The last DAG in the pipeline is special in that it will stay in a running state for you to be able to explore the local streamlit app until either you manually mark the DAG as successful or failed or a full hour has passed. The DAG uses the BashOperator to run the streamlit app located at include/streamlit_app/weather_v_climate.py. The app pulls information from the data that was loaded and transformed into DuckDB during this pipeline.

TOOL_TEST_DAG

This DAG exists as a convenience to test the tools Airflow is connecting to. It will retrieve a list of all buckets from MinIO, a list of all tables in the local DuckDB database and run a self-contained demo streamlit app.


Project Structure

This repository contains the following files and folders:

  • .astro: files necessary for Astro CLI commands.

  • .devcontainer: the GH codespaces configuration.

  • dags: all DAGs in your Airflow environment. Files in this folder will be parsed by the Airflow scheduler when looking for DAGs to add to your environment. You can add your own dagfiles in this folder.

    • ingestion: two DAGs performing data ingestion.
    • load: one DAG performing data loading from MinIO to DuckDB.
    • report: one DAG running a streamlit app using data from DuckDB.
    • transform: one DAG using the Astro SDK to transform a table in DuckDB.
    • start.py: a DAG to kick off the pipeline.
    • TOOL_TEST_DAG.py: a DAG to test the connections to DuckDB, MinIO and Streamlit.
  • include: supporting files that will be included in the Airflow environment.

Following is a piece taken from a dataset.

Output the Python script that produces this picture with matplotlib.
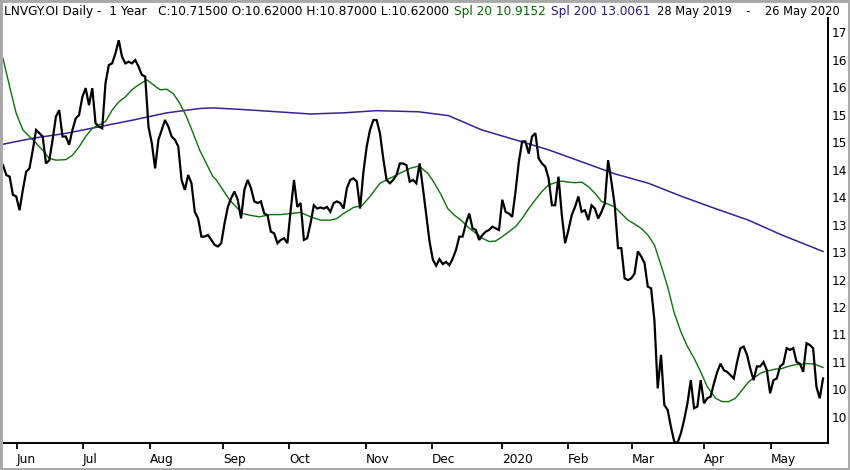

    • climate_data: two csv files containing climate data.
    • custom_operators: a folder containing one Python file with several custom operators to interact with MinIO.
    • custom_task_groups: one python file which contains a class instantiating a task group to create a bucket in MinIO if it does not exist already.
    • global_variables: one python file which contains global variables and utility functions.
    • streamlit_app: one python file defining a Streamlit app using the data in our pipeline.
    • tool_testing: one python file with a demo Streamlit app not dependent on pipeline data for the TOOL_TEST_DAG.
    • (minio): folder that is created upon first start of the Airflow environment containing supporting file for the MinIO instance.
  • plugins: folder to place Airflow plugins. Empty.

  • src: contains images used in this README.

  • tests: folder to place pytests running on DAGs in the Airflow instance. Contains default tests.

  • .dockerignore: list of files to ignore for Docker.

  • .env: environment variables. Contains the definition for the DuckDB connection.

  • .gitignore: list of files to ignore for git. Note that .env is not ignored in this project.

  • docker-compose.override.yaml: Docker override adding a MinIO container to this project, as well as forwarding additional ports.

  • packages.txt: system-level packages to be installed in the Airflow environment upon building of the Dockerimage.

  • README.md: this Readme.

  • requirements.txt: python packages to be installed to be used by DAGs upon building of the Dockerimage.